Zum einen sich die Hyper-V-Systeme ähnlich wie „klassische“ Server behandelt. Die Systembetreuer sorgen für ein Komplettbackup des Systems, der Nutzdaten (VMs), und spielen das System komplett zurück, wenn Probleme auftreten. Zum anderen lassen sich – aufgrund der Trennung von Hypervisor und VMs – bei Bedarf nur die VM-Container sichern. Der Hypervisor bleibt dabei außen vor. Denn dieser kann doch (meist) schnell und effizient neu installiert werden. Dies ist vor allem der Fall, wenn die Systembetreuer für diesen Fall vorbauen, und sämtliche Konfigurationsparameter in einem Skript festlegen. So muss nur neu Installiert, die VM-Container verfügbar gemacht, und das entsprechende Skript ausgeführt werden.

Um nochmals auf die Einstiegfrage in diesem Teil der Beitragsreihe zurückzukommen: Ja unter Umständen kann es sinnvoll sein, das Backup einzig auf die VM-Container zu konzentrieren, und die Hypervisor außen vor zu lassen.
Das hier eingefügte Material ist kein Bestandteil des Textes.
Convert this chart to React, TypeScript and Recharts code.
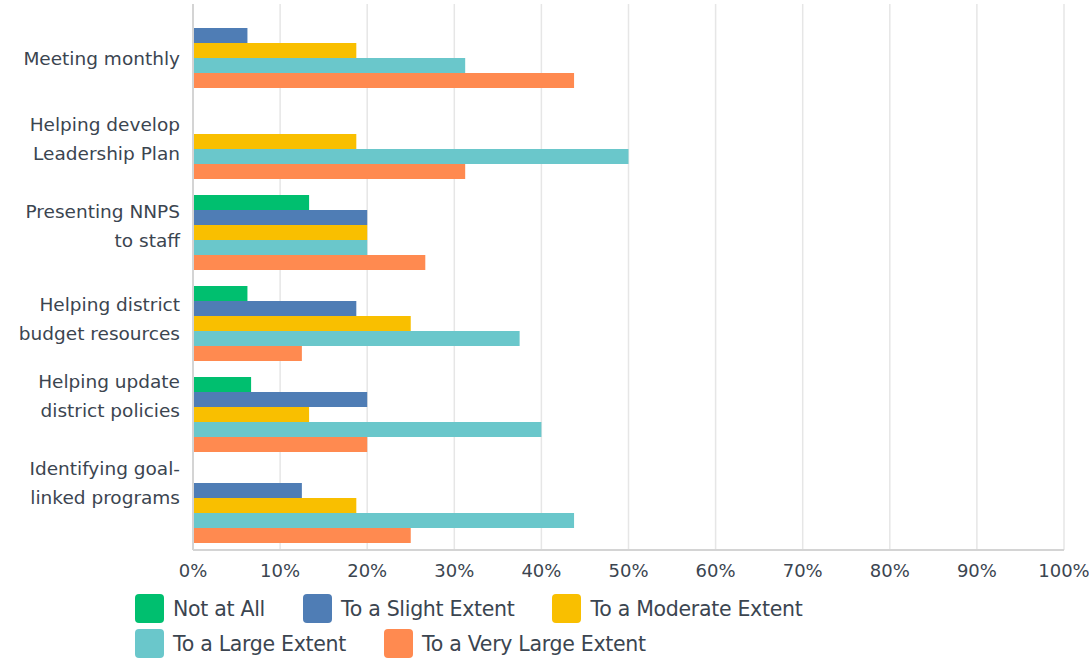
import React from 'react';
import {
  BarChart,
  Bar,
  XAxis,
  YAxis,
  CartesianGrid,
} from 'recharts';

// activity labels, one array entry per printed line
const activities = [
  ['Meeting monthly'],
  ['Helping develop', 'Leadership Plan'],
  ['Presenting NNPS', 'to staff'],
  ['Helping district', 'budget resources'],
  ['Helping update', 'district policies'],
  ['Identifying goal-', 'linked programs'],
];

// share of respondents (%) per activity
const notAtAll = [0, 0, 13.33, 6.25, 6.67, 0];
const slightExtent = [6.25, 0, 20, 18.75, 20, 12.5];
const moderateExtent = [18.75, 18.75, 20, 25, 13.33, 18.75];
const largeExtent = [31.25, 50, 20, 37.5, 40, 43.75];
const veryLargeExtent = [43.75, 31.25, 26.67, 12.5, 20, 25];

const xTicks = [0, 10, 20, 30, 40, 50, 60, 70, 80, 90, 100];

const seriesNames = [
  'Not at All',
  'To a Slight Extent',
  'To a Moderate Extent',
  'To a Large Extent',
  'To a Very Large Extent',
];
const seriesKeys = ['notAtAll', 'slight', 'moderate', 'large', 'veryLarge'];
const seriesColors = ['#00BF6F', '#4F7DB5', '#F9BF00', '#6AC7CB', '#FF8A50'];

const data = activities.map((lines, i) => ({
  name: lines.join(' '),
  lines,
  notAtAll: notAtAll[i],
  slight: slightExtent[i],
  moderate: moderateExtent[i],
  large: largeExtent[i],
  veryLarge: veryLargeExtent[i],
}));

const FONT = '"DejaVu Sans", sans-serif';
const TEXT = '#3b4550';

// small per-row nudges for the wrapped labels
const labelShift = [0, 4, 0, 2, -12, -16];

function ActivityTick(props: any) {
  const { y, payload, index } = props;
  const idx = payload.index ?? index;
  const lines: string[] = data[idx]?.lines ?? [payload.value];
  const shift = labelShift[idx] ?? 0;
  const first = lines.length === 1 ? 15 : -14;
  return (
    <text
      x={180}
      y={y + first + shift}
      textAnchor="end"
      fill={TEXT}
      fontSize={18.5}
      fontFamily={FONT}
    >
      {lines.map((l, k) => (
        <tspan key={k} x={180} dy={k === 0 ? 0 : 29}>
          {l}
        </tspan>
      ))}
    </text>
  );
}

function LegendBlock() {
  const rows = [
    [0, 1, 2],
    [3, 4],
  ];
  return (
    <div
      style={{
        position: 'absolute',
        left: 135,
        top: 591,
        fontFamily: FONT,
        fontSize: 20.5,
        color: TEXT,
      }}
    >
      {rows.map((row, r) => (
        <div key={r} style={{ display: 'flex', height: 35, alignItems: 'center' }}>
          {row.map((s) => (
            <div key={s} style={{ display: 'flex', alignItems: 'center', marginRight: 38 }}>
              <span
                style={{
                  display: 'inline-block',
                  width: 29,
                  height: 29,
                  borderRadius: 4,
                  background: seriesColors[s],
                  marginRight: 9,
                }}
              />
              <span style={{ letterSpacing: -0.3 }}>{seriesNames[s]}</span>
            </div>
          ))}
        </div>
      ))}
    </div>
  );
}

export default function App() {
  return (
    <div style={{ position: 'absolute', left: 0, top: 0, width: 1089, height: 658, background: '#fff' }}>
      <BarChart
        width={1089}
        height={590}
        data={data}
        layout="vertical"
        margin={{ top: 4, right: 25, left: 0, bottom: 0 }}
        barCategoryGap={9}
        barGap={0}
      >
        <CartesianGrid horizontal={false} stroke="#e6e6e6" strokeWidth={1.5} />
        <XAxis
          type="number"
          domain={[0, 100]}
          ticks={xTicks}
          tickFormatter={(v: number) => `${v}%`}
          axisLine={{ stroke: '#d4d4d4', strokeWidth: 2 }}
          tickLine={false}
          height={40}
          tick={{ fill: TEXT, fontSize: 18, fontFamily: FONT }}
          tickMargin={8}
          interval={0}
        />
        <YAxis
          type="category"
          dataKey="name"
          width={193}
          axisLine={{ stroke: '#d4d4d4', strokeWidth: 2 }}
          tickLine={false}
          tick={<ActivityTick />}
          interval={0}
        />
        {seriesKeys.map((k, i) => (
          <Bar
            key={k}
            dataKey={k}
            name={seriesNames[i]}
            fill={seriesColors[i]}
            isAnimationActive={false}
          />
        ))}
      </BarChart>
      <LegendBlock />
    </div>
  );
}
Lassen sich doch diese (meist) schnell und einfach auf einem neuen System bereitstellen. Bei all diesen Überlegungen darf eins nicht vergessen werden: Jede Datensicherung ist nur dann gut, wenn die Rücksicherung einwandfrei möglich ist. Um dies sicherzustellen, müssen alle Sicherungskonzepte durch entsprechende Testläufe verifiziert werden. Auf diese Weise geht den Systembetreuern der Restore zudem schnell von der Hand, wenn der Notfall eintritt.